Bitte hänge deine Bilder doch hier im Forum an deinen Post und verlinke nicht auf externe Dienste.
Außerdem sollte dein Bild auf einem farbeigen Hintergrund liegen, keiner hat Lust dein Bidl erst in PS aufzumachen um zu erkennen um was für ein Motiv es sich handelt.

Dein Bild eignet sich nicht als Vektorzeichnung. man könnte es zwar automatisch nachzeichnen lassen, aber die Menge an Ankerpunkten die dabei entstehen würden die Datei so aufblähen das dein Rechner unter umständen die Biege macht oder spätestens der Plotter verrückt wird.

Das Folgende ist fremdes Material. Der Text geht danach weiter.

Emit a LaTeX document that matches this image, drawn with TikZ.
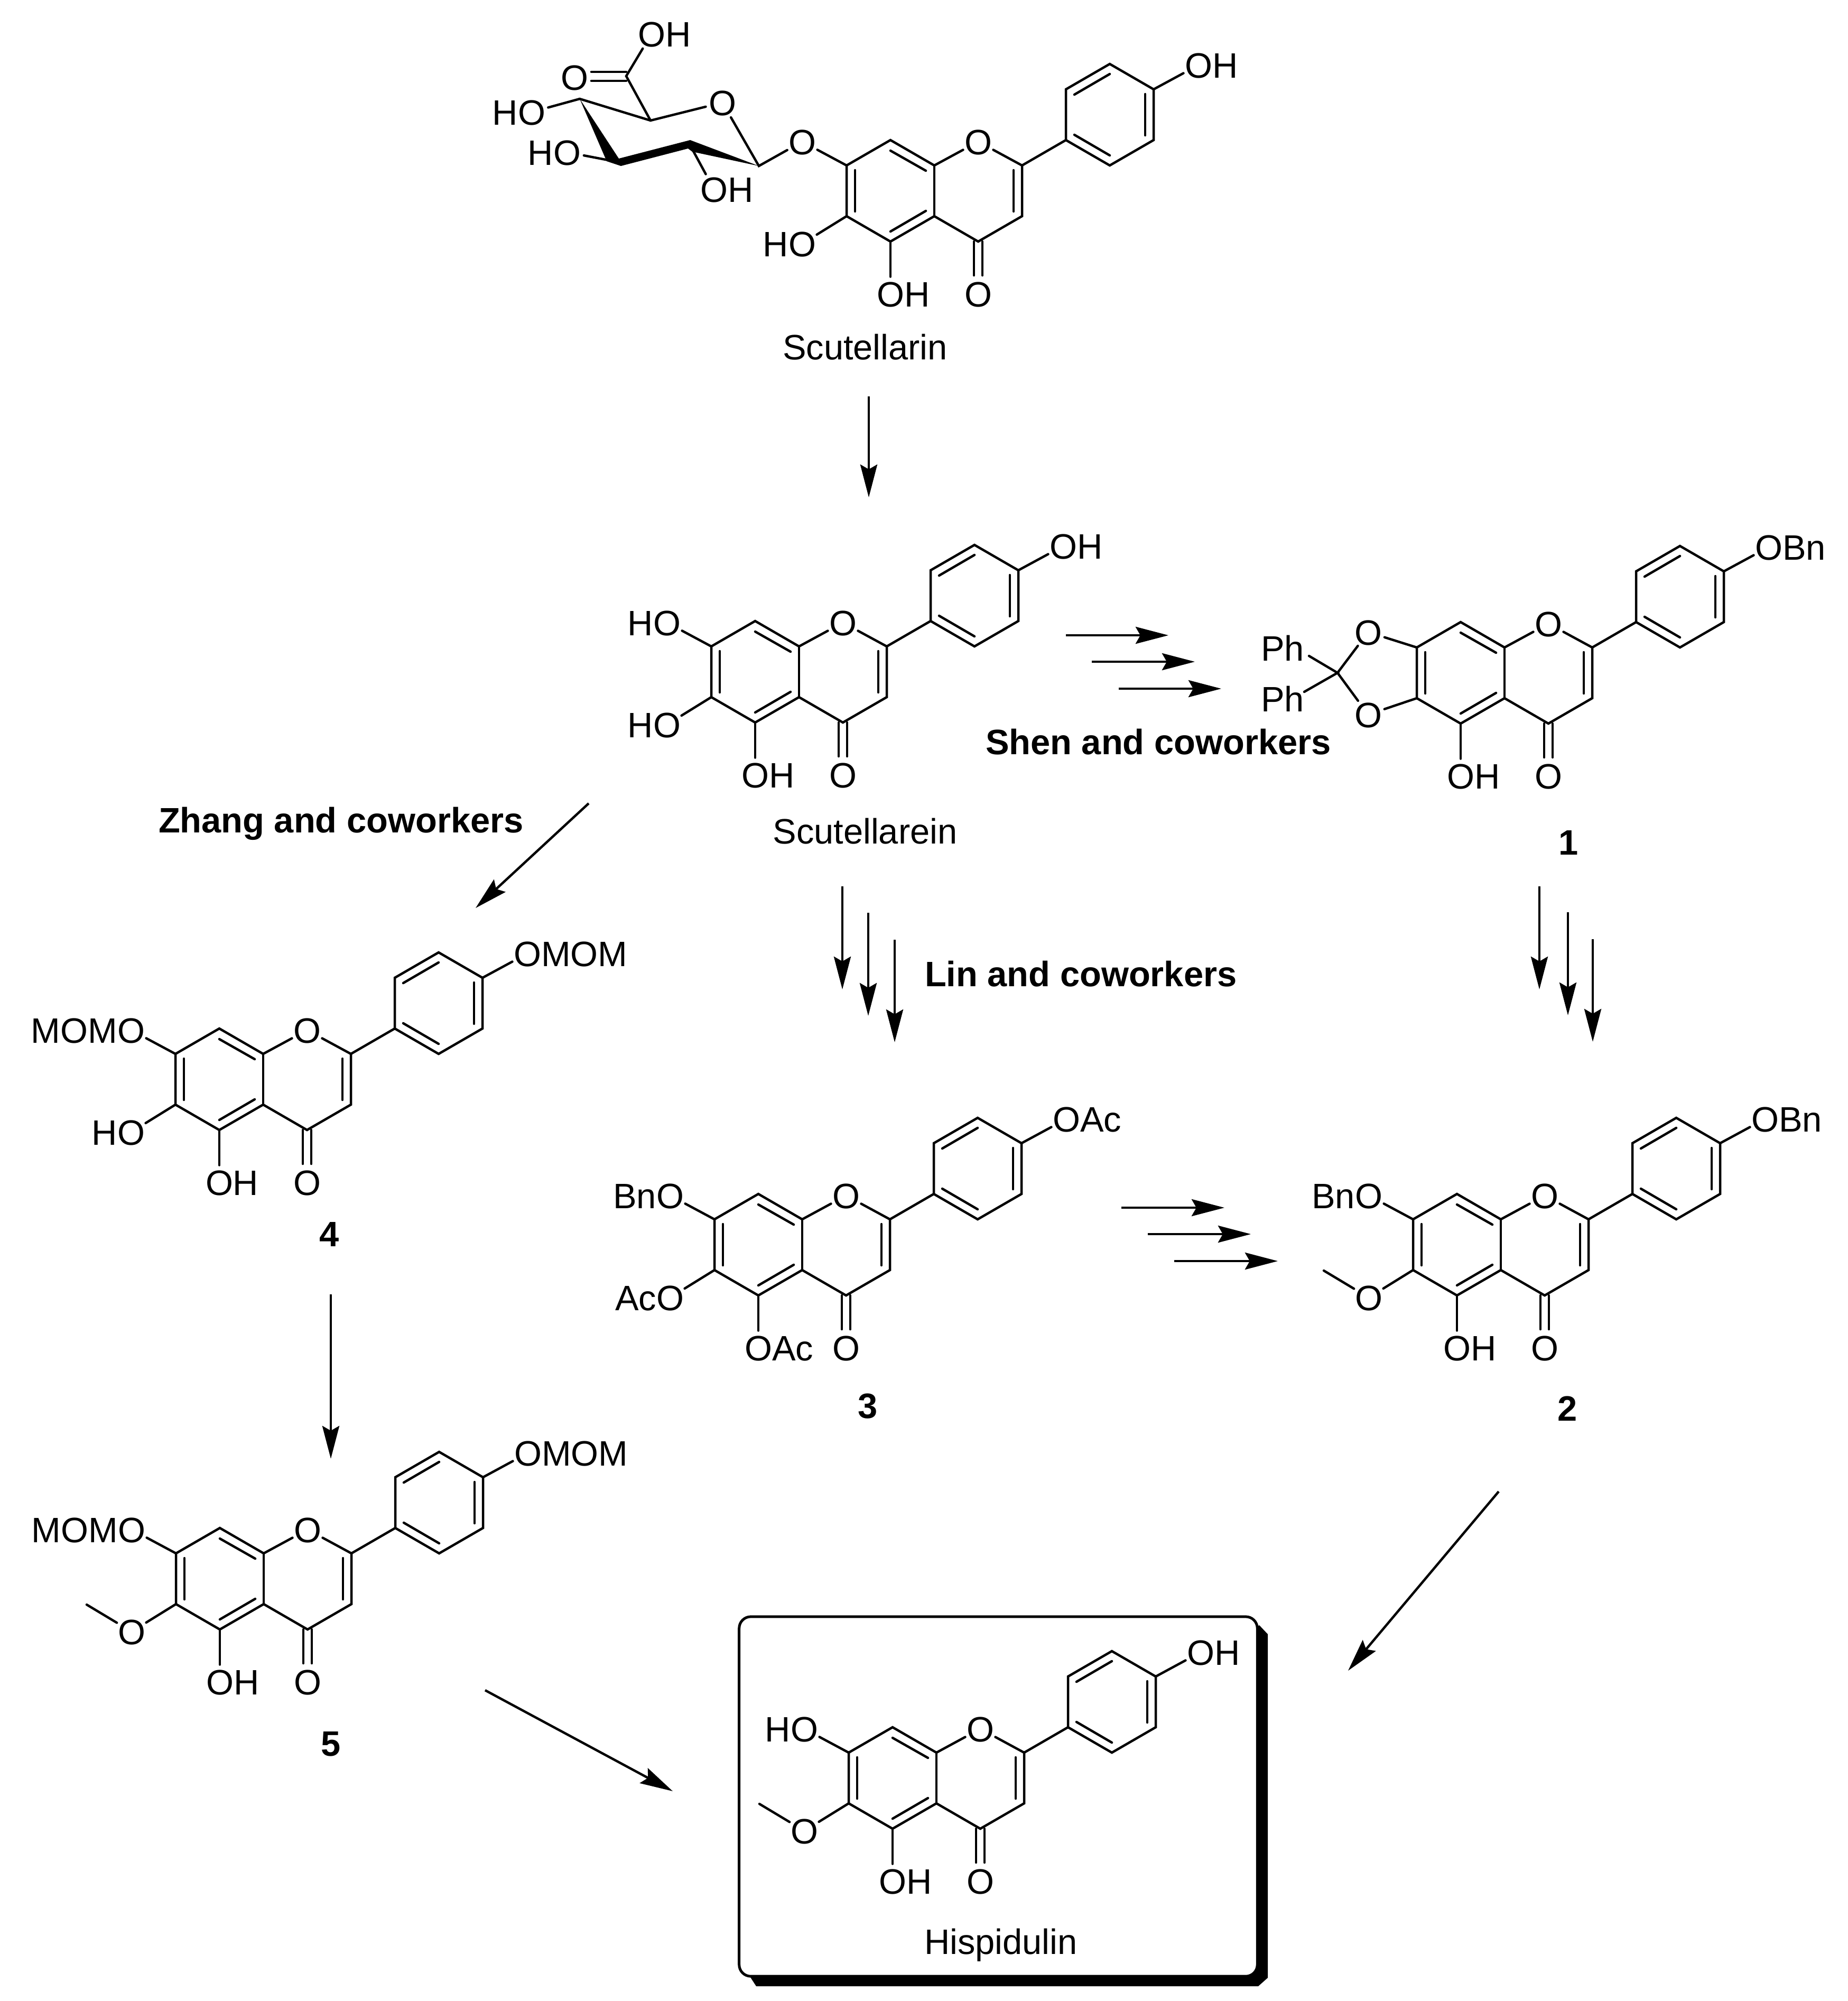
\documentclass[tikz,border=0pt]{standalone}
\usepackage{fontspec}
\setmainfont{Liberation Sans}
\usetikzlibrary{arrows.meta}
\tikzset{
	bond/.style={line width=.045cm,line cap=round},
	atom/.style={circle,inner sep=-.02cm,outer sep=0pt,text height=.48cm,text depth=0pt},
	caption/.style={inner sep=0pt,outer sep=0pt,text height=.48cm,text depth=0pt},
	rxn/.style={line width=.045cm,-{Stealth[length=.62cm,width=.32cm,inset=.09cm]}},
	hispbox/.style={draw,fill=white,line width=.05cm,rounded corners=.22cm,inner sep=0pt,outer sep=0pt,minimum width=9.8cm,minimum height=6.8cm}
}
\newcommand{\flavoneCore}[5]{
	% #1: name
	% #2: x of C8a
	% #3: y of C8a
	% #4: text at C5
	% #5: text at C4'
	\coordinate (#1c8a) at (#2,#3);
	\coordinate (#1c8) at (#2-83,#3-48);
	\coordinate (#1c7) at (#2-166,#3);
	\coordinate (#1c6) at (#2-166,#3+96);
	\coordinate (#1c5) at (#2-83,#3+144);
	\coordinate (#1c4a) at (#2,#3+96);
	\coordinate (#1c4) at (#2+83,#3+144);
	\coordinate (#1c3) at (#2+166,#3+96);
	\coordinate (#1c2) at (#2+166,#3);
	\coordinate (#1p1) at (#2+249,#3-48);
	\coordinate (#1p2) at (#2+249,#3-144);
	\coordinate (#1p3) at (#2+332,#3-192);
	\coordinate (#1p4) at (#2+415,#3-144);
	\coordinate (#1p5) at (#2+415,#3-48);
	\coordinate (#1p6) at (#2+332,#3);
	\node[atom] (#1o1) at (#2+83,#3-45) {O};
	\node[atom] (#1o4) at (#2+83,#3+243) {O};
	\node[atom] (#1o5) at (#2-83,#3+243) {#4};
	\node[atom] (#1op) at (#2+500,#3-190) {#5};
	% rings
	\draw[bond] (#1o1) -- (#1c8a) -- (#1c8) -- (#1c7) -- (#1c6) -- (#1c5) -- (#1c4a) -- (#1c4) -- (#1c3) -- (#1c2) -- (#1o1);
	\draw[bond] (#1c8a) -- (#1c4a);
	\draw[bond] (#1c2) -- (#1p1);
	\draw[bond] (#1p1) -- (#1p2) -- (#1p3) -- (#1p4) -- (#1p5) -- (#1p6) -- cycle;
	% inner lines of the double bonds
	\draw[bond] (#2-150,#3+9) to (#2-150,#3+87);
	\draw[bond] (#2-83,#3-28) to (#2-16,#3+10);
	\draw[bond] (#2-83,#3+125) to (#2-16,#3+86);
	\draw[bond] (#2+150,#3+9) to (#2+150,#3+87);
	\draw[bond] (#2+265,#3-134) to (#2+332,#3-173);
	\draw[bond] (#2+399,#3-135) to (#2+399,#3-57);
	\draw[bond] (#2+265,#3-58) to (#2+332,#3-19);
	% carbonyl
	\draw[bond] (#2+75,#3+144) to (#2+75,#3+208);
	\draw[bond] (#2+91,#3+144) to (#2+91,#3+208);
	% substituents
	\draw[bond] (#1c5) -- (#1o5);
	\draw[bond] (#1p4) -- (#1op);
}
\newcommand{\flavone}[7]{
	% #1: name
	% #2: x of C8a
	% #3: y of C8a
	% #4: text at C5
	% #5: text at C4'
	% #6: text at C7
	% #7: text at C6
	\flavoneCore{#1}{#2}{#3}{#4}{#5}
	\node[atom] (#1o7) at (#2-250,#3-45) {#6};
	\node[atom] (#1o6) at (#2-250,#3+148) {#7};
	\draw[bond] (#1c7) -- (#1o7);
	\draw[bond] (#1c6) -- (#1o6);
}
\newcommand{\methyl}[3]{
	% #1: name of the molecule
	% #2: x of C8a
	% #3: y of C8a
	\coordinate (#1me) at (#2-335,#3+97);
	\draw[bond] (#1o6) -- (#1me);
}
\newcommand{\rxnarrow}[5]{
	% #1: name
	% #2,#3: start
	% #4,#5: tip
	\coordinate (#1s) at (#2,#3);
	\coordinate (#1t) at (#4,#5);
	\draw[rxn] (#1s) -- (#1t);
}

\begin{document}
\begin{tikzpicture}[x=.01cm,y=-.01cm,every node/.style={font=\fontsize{19}{23}\selectfont}]
\useasboundingbox (0,0) rectangle (3497,3786);

% box around the final product
\fill (2383,3075) -- (2399,3092) -- (2399,3742) -- (2381,3758) -- (1431,3758) -- (1416,3735) -- cycle;
\node[hispbox] (hispframe) at (1889,3399) {};

% scutellarin
\flavone{sn}{1768}{313}{O\rlap{H}}{O\rlap{H}}{O}{\llap{H}O}
\node[caption] (scutellarin) at (1637,656) {Scutellarin};

% sugar
\coordinate (sc1) at (1436,314);
\coordinate (sc2) at (1305,273);
\coordinate (sc3) at (1172,307);
\coordinate (sc4) at (1097,187);
\coordinate (sc5) at (1231,228);
\coordinate (scc) at (1185,144);
\node[atom] (sor) at (1367,194) {O};
\node[atom] (so4) at (1006,212) {\llap{H}O};
\node[atom] (so3) at (1073,288) {\llap{H}O};
\node[atom] (so2) at (1351,358) {O\rlap{H}};
\node[atom] (soa) at (1087,146) {O};
\node[atom] (sob) at (1233,64) {O\rlap{H}};
\draw[bond] (sc4) -- (sc5) -- (sor) -- (sc1) -- (sno7);
\draw[bond] (sc4) -- (so4);
\draw[bond] (sc3) -- (so3);
\draw[bond] (sc2) -- (so2);
\draw[bond] (sc5) -- (scc) -- (sob);
\draw[bond] (1119,136) to (1185,136);
\draw[bond] (1119,153) to (1185,153);
\fill (sc4) -- (1171,300) -- (1306,265) -- (sc1) -- (1310,287) -- (1302,281) -- (1175,314) -- (1148,305) -- cycle;

% scutellarein
\flavone{se}{1512}{1223}{O\rlap{H}}{O\rlap{H}}{\llap{H}O}{\llap{H}O}
\node[caption] (scutellarein) at (1637,1572) {Scutellarein};

% compound 1
\flavoneCore{one}{2847}{1225}{O\rlap{H}}{O\rlap{Bn}}
\coordinate (onecq) at (2531,1273);
\node[atom] (oneo7) at (2589,1196) {O};
\node[atom] (oneo6) at (2589,1352) {O};
\node[caption] (oneph1) at (2427,1226) {Ph};
\node[caption] (oneph2) at (2427,1322) {Ph};
\coordinate (onep1e) at (2477,1241);
\coordinate (onep2e) at (2468,1309);
\draw[bond] (onec7) -- (oneo7) -- (onecq) -- (oneo6) -- (onec6);
\draw[bond] (onep1e) -- (onecq) -- (onep2e);
\node[caption] (lab1) at (2968,1593) {\textbf{1}};

% compound 4
\flavone{four}{498}{1994}{O\rlap{H}}{O\rlap{MOM}}{\llap{MOM}O}{\llap{H}O}
\node[caption] (lab4) at (623,2334) {\textbf{4}};

% compound 5
\flavone{five}{499}{2939}{O\rlap{H}}{O\rlap{MOM}}{\llap{MOM}O}{O}
\methyl{five}{499}{2939}
\node[caption] (lab5) at (626,3298) {\textbf{5}};

% compound 3
\flavone{three}{1518}{2307}{O\rlap{Ac}}{O\rlap{Ac}}{\llap{Bn}O}{\llap{Ac}O}
\node[caption] (lab3) at (1642,2659) {\textbf{3}};

% compound 2
\flavone{two}{2840}{2307}{O\rlap{H}}{O\rlap{Bn}}{\llap{Bn}O}{O}
\methyl{two}{2840}{2307}
\node[caption] (lab2) at (2966,2664) {\textbf{2}};

% hispidulin
\flavone{hi}{1772}{3316}{O\rlap{H}}{O\rlap{H}}{\llap{H}O}{O}
\methyl{hi}{1772}{3316}
\node[caption] (hispidulin) at (1894,3673) {Hispidulin};

% authors
\node[caption,anchor=west] (shen) at (1865,1403) {\textbf{Shen and coworkers}};
\node[caption,anchor=west] (lin) at (1750,1842) {\textbf{Lin and coworkers}};
\node[caption,anchor=west] (zhang) at (300,1551) {\textbf{Zhang and coworkers}};

% scutellarin to scutellarein
\rxnarrow{aa}{1644}{750}{1644}{941}

% scutellarein to 1
\rxnarrow{ba}{2017}{1202}{2211}{1202}
\rxnarrow{bb}{2066}{1252}{2261}{1252}
\rxnarrow{bc}{2117}{1303}{2311}{1303}

% 1 to 2
\rxnarrow{ca}{2913}{1677}{2913}{1872}
\rxnarrow{cb}{2967}{1726}{2967}{1921}
\rxnarrow{cc}{3014}{1777}{3014}{1971}

% scutellarein to 3
\rxnarrow{da}{1594}{1677}{1594}{1872}
\rxnarrow{db}{1643}{1727}{1643}{1922}
\rxnarrow{dc}{1693}{1778}{1693}{1972}

% 3 to 2
\rxnarrow{ea}{2122}{2285}{2317}{2285}
\rxnarrow{eb}{2172}{2335}{2367}{2335}
\rxnarrow{ec}{2222}{2386}{2418}{2386}

% scutellarein to 4, 4 to 5
\rxnarrow{fa}{1114}{1520}{900}{1718}
\rxnarrow{fb}{626}{2449}{626}{2760}

% 5 and 2 to hispidulin
\rxnarrow{ga}{918}{3198}{1273}{3389}
\rxnarrow{gb}{2836}{2822}{2551}{3161}

\end{tikzpicture}
\end{document}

Um ein normales Bild auf ein T-Shirt zu bekommen würde ich dir zu einem digitalen Direktdruck, dabei wird Textilfarbe per Inkjetverfahren auf den Bedruckstoff aufgebracht. Soweit ich weiß kann man damit auch weiße Farbe realisieren.

@meisti94: 





> Ein Verlauf oder so ist somit nicht möglich


Das stimmt nicht. Man kann auch Verläufe für Füllungen berechnen.
Nur bei T-Shirts die mit einem Plotverfahren bedruckt werden kann man diese nicht verwenden.

Viele Grüße


----------



## smileyml (9. August 2012)

Das Bild geht ganz klar nur mit Nachzeichnen.
Da wird keine auch noch so gute Automatik zu einem vernüftigen Ergebnis kommen.
Zudem scheinen mit die Linien arg dünn, was eine weitere Probematik darstellen kann.

Grüße Marco


----------